| |
Data
Integration
The project team shall initiate an integration of multi-sourced
data into a single data warehouse. This complex and
iterative task will commence during the second six months
of the project, and will run concurrently with and be
tied closely to the data acquisition tasks.
The project team shall begin the QA/QC at project start.
There are certain well data known to be necessary and
known storage formats will be required for project results.
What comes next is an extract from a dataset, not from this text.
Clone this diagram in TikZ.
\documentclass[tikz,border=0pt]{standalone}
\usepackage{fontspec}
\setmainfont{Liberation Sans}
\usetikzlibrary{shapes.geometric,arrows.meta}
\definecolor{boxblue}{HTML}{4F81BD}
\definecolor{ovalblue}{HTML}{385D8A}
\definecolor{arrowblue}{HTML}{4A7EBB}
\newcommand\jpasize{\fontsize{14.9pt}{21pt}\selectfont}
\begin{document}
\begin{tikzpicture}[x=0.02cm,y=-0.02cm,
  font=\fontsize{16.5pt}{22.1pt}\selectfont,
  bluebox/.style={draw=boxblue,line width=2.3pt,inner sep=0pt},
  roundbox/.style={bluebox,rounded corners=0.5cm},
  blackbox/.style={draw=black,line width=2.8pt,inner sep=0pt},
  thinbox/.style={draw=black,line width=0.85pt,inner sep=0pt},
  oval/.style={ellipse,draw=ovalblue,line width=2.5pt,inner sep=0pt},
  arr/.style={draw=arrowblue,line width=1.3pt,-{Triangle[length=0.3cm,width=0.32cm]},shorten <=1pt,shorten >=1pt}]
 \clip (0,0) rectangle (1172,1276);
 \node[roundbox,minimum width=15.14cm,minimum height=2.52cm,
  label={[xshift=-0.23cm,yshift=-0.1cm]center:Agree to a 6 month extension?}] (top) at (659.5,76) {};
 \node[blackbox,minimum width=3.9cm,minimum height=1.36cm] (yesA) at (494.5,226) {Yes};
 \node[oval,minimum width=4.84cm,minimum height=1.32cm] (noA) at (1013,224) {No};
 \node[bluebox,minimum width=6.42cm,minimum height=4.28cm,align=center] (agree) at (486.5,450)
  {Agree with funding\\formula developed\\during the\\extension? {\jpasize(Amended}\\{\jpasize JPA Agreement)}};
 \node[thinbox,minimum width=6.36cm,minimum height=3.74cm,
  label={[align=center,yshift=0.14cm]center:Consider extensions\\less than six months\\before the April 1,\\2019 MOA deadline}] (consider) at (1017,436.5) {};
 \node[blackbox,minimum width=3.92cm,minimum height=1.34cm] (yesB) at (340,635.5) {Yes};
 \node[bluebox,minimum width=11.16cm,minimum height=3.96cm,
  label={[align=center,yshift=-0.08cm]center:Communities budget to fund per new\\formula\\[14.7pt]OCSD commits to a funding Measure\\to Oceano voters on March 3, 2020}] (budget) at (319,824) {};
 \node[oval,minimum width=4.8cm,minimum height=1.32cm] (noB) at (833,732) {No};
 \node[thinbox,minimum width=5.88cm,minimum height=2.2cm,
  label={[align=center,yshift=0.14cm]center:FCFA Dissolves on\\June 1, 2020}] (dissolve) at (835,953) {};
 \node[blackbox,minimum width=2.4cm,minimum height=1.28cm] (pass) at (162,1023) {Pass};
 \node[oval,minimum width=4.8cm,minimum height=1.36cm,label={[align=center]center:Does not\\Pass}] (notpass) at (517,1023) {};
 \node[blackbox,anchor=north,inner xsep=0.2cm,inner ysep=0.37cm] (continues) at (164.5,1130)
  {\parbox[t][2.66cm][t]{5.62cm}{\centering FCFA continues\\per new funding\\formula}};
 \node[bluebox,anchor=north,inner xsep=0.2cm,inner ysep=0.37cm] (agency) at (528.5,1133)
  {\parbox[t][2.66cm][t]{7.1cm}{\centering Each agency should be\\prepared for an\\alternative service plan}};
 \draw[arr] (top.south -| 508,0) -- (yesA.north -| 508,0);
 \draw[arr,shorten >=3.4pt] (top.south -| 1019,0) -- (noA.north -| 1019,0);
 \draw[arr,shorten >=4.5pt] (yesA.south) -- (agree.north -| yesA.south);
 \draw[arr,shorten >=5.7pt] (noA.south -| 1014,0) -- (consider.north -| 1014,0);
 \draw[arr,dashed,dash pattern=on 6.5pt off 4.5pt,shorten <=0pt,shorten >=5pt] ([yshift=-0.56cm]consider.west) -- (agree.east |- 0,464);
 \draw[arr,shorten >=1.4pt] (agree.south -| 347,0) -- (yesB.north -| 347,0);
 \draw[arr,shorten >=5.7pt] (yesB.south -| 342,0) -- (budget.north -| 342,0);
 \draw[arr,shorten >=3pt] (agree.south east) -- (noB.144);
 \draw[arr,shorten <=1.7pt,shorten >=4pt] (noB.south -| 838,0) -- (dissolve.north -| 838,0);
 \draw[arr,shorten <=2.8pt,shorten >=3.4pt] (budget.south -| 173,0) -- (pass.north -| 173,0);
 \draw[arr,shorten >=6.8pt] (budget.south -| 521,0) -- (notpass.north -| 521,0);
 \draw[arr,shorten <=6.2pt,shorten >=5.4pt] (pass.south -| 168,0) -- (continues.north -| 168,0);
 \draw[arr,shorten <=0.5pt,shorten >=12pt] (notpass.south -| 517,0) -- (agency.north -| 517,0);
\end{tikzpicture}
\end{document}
During the process of data collection, it is likely
that certain data types will be proven unnecessary,
too sparse, or too difficult to standardize. Some data
types may be more or less easily acquired than initially
estimated. Therefore, periodic data review of the data
acquisition task will be necessary. This effort will
not only point out gaps in data, but also potential
problems in data consistency that may be avoided by
a simple adjustment in collection methodologies and
that will greatly simplify data cleaning (QA/QC).
Data
Cleaning
The project team shall first collect data into temporary
databases for data cleaning. A standardized indexing
method will be developed so that all the data about
a given well can be related across the data sets. A
variety of data cleaning routines will be employed to
clean data: finding and filling in missing values, using
outlier analysis to identify and correct or delete outlying
values, approximate string matching routines to find
and correct discrepancies and duplications in data.
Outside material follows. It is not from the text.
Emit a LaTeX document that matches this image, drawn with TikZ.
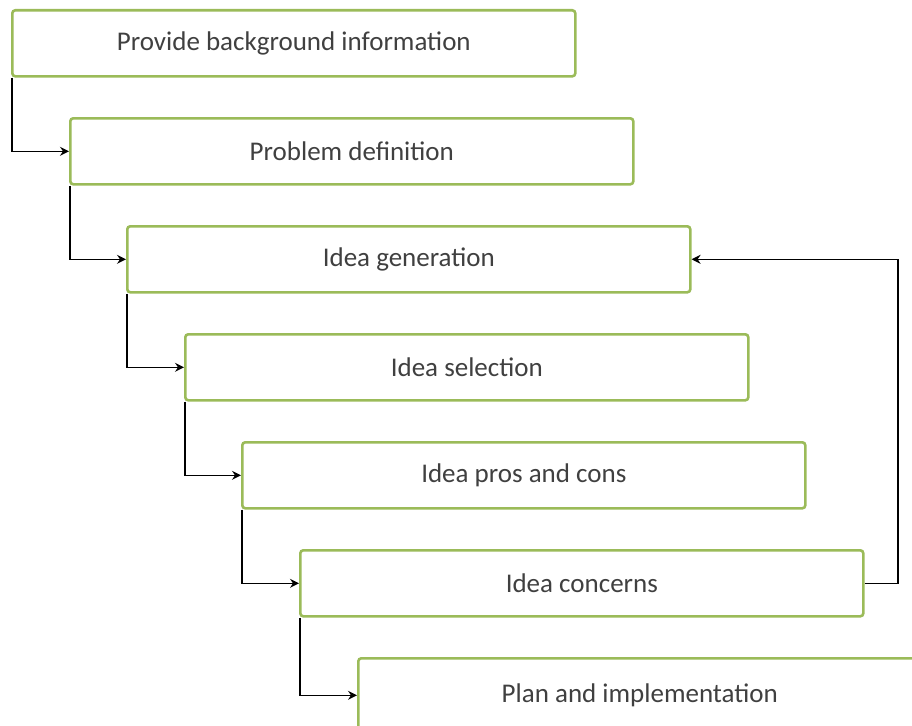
\documentclass[tikz,border=0pt]{standalone}
\usepackage{fontspec}
\setmainfont{Carlito}
\usetikzlibrary{arrows.meta}
\definecolor{boxgreen}{HTML}{9BBB59}
\definecolor{txtgrey}{HTML}{404040}
\tikzset{
  stepbox/.style={draw=boxgreen, line width=2.6pt, rounded corners=3pt, fill=white,
    minimum width=563pt, minimum height=66pt, inner sep=0pt, anchor=north west,
    font=\fontsize{27}{30}\selectfont, text=txtgrey},
  conn/.style={draw=black, line width=1.3pt, -{Stealth[length=9pt,width=9pt,inset=3pt]}}
}
\begin{document}
\begin{tikzpicture}[x=1pt,y=-1pt]
\useasboundingbox (0,0) rectangle (912,725);
\node[stepbox] (b1) at (11,9) {Provide background information};
\node[stepbox] (b2) at (69,117) {Problem definition};
\node[stepbox] (b3) at (126,225) {Idea generation};
\node[stepbox] (b4) at (184,333) {Idea selection};
\node[stepbox] (b5) at (241,441) {Idea pros and cons};
\node[stepbox] (b6) at (299,549) {Idea concerns};
\node[stepbox, minimum height=74pt] (b7) at (357,657) {Plan and implementation};
\draw[conn] ([xshift=1pt]b1.south west) |- (b2.west);
\draw[conn] ([xshift=1pt]b2.south west) |- (b3.west);
\draw[conn] ([xshift=1pt]b3.south west) |- (b4.west);
\draw[conn] ([xshift=1pt]b4.south west) |- (b5.west);
\draw[conn] ([xshift=1pt]b5.south west) |- (b6.west);
\draw[conn] ([xshift=1pt]b6.south west) |- (b7.west);
\coordinate (fb) at (898,0);
\draw[conn] (b6.east) -- (fb |- b6.east) -- (fb |- b3.east) -- (b3.east);
\end{tikzpicture}
\end{document}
Finally, the team shall complete a data review and analysis
which may reveal a need for data reduction - the process
of obtaining a reduced representative sample of the
whole data set via such methods as clustering, data
aggregation, dimensionality reduction, data compression,
and generalization.
Creation
of Primary Database
After the project team has processed the data; acquired,
indexed, subjected to any necessary preprocessing or
reduction techniques, and cleaned to reasonable standards,
a final database shall be created. The database platform
shall be in both SQL Server (for use via Internet) and
Microsoft Access (for stand-alone use). The geo-referenced
database shall be accessible online through services
such as ArcSDE and ArcIMS. Downloadable shape files
for some data features will be included for stand-alone
users who wish to use software of their own preference.
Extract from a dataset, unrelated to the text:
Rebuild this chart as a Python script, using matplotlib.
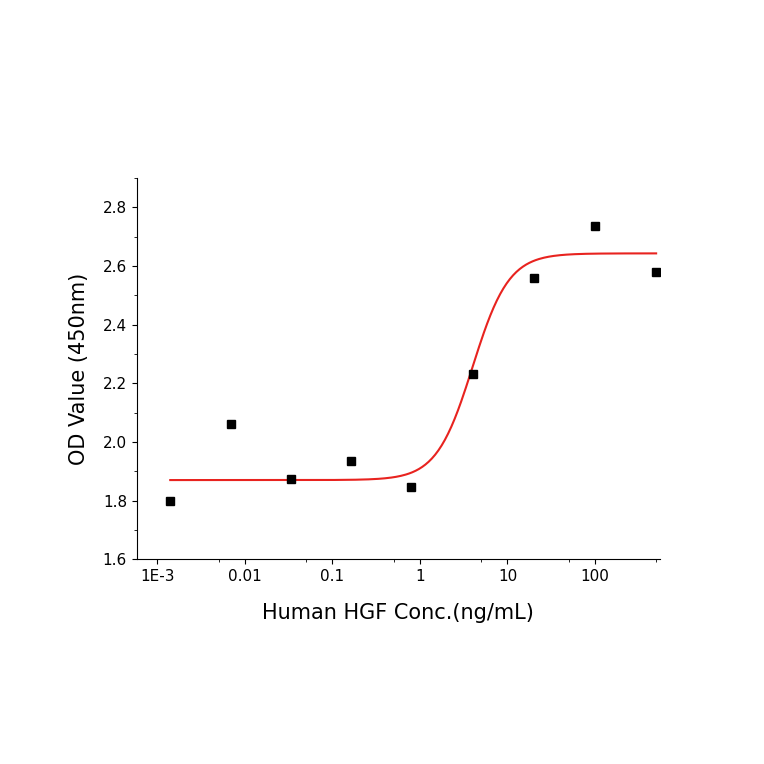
import numpy as np
import matplotlib.pyplot as plt
from matplotlib.ticker import FixedLocator, FixedFormatter, LogLocator, MultipleLocator

# measured points
conc = [0.0014, 0.0069, 0.034, 0.165, 0.8, 4, 20, 100, 500]
od = [1.80, 2.06, 1.875, 1.935, 1.845, 2.23, 2.56, 2.735, 2.58]

# 4PL fit parameters
bottom, top, ec50, hill = 1.87, 2.643, 4.0, 2.1

fig = plt.figure(figsize=(7.64, 7.64), dpi=100)
ax = fig.add_axes([0.179, 0.268, 0.685, 0.499])

xf = np.logspace(np.log10(conc[0]), np.log10(conc[-1]), 300)
yf = bottom + (top - bottom) / (1 + (ec50 / xf) ** hill)
ax.plot(xf, yf, color='#e8231f', lw=1.5)
ax.plot(conc, od, 's', color='black', ms=6)

ax.set_xscale('log')
ax.set_xlim(0.00058, 555)
ax.set_ylim(1.6, 2.9)
ticks = [0.001, 0.01, 0.1, 1, 10, 100]
ax.xaxis.set_major_locator(FixedLocator(ticks))
ax.xaxis.set_major_formatter(FixedFormatter(['1E-3', '0.01', '0.1', '1', '10', '100']))
ax.xaxis.set_minor_locator(LogLocator(base=10, subs=[5]))
ax.xaxis.set_minor_formatter(FixedFormatter([]))
ax.yaxis.set_major_locator(MultipleLocator(0.2))
ax.yaxis.set_minor_locator(MultipleLocator(0.1))
ax.yaxis.set_major_formatter(plt.FuncFormatter(lambda v, p: f'{v:.1f}'))

for s in ['top', 'right']:
    ax.spines[s].set_visible(False)
ax.tick_params(labelsize=11, direction='out')
ax.set_xlabel('Human HGF Conc.(ng/mL)', fontsize=15, labelpad=14)
ax.set_ylabel('OD Value (450nm)', fontsize=15, labelpad=10)

fig.savefig('out.png')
Certain important data tables shall also be made available
as comma-separated-value (.csv) text files. The project
team shall ensure that although these will not have
the relational integrity of the database format, they
shall be highly useful and the format shall in all likelihood
be useable by a variety of software programs in the
foreseeable future. Query tools shall also allow export
of portions of the database as spreadsheet files.
|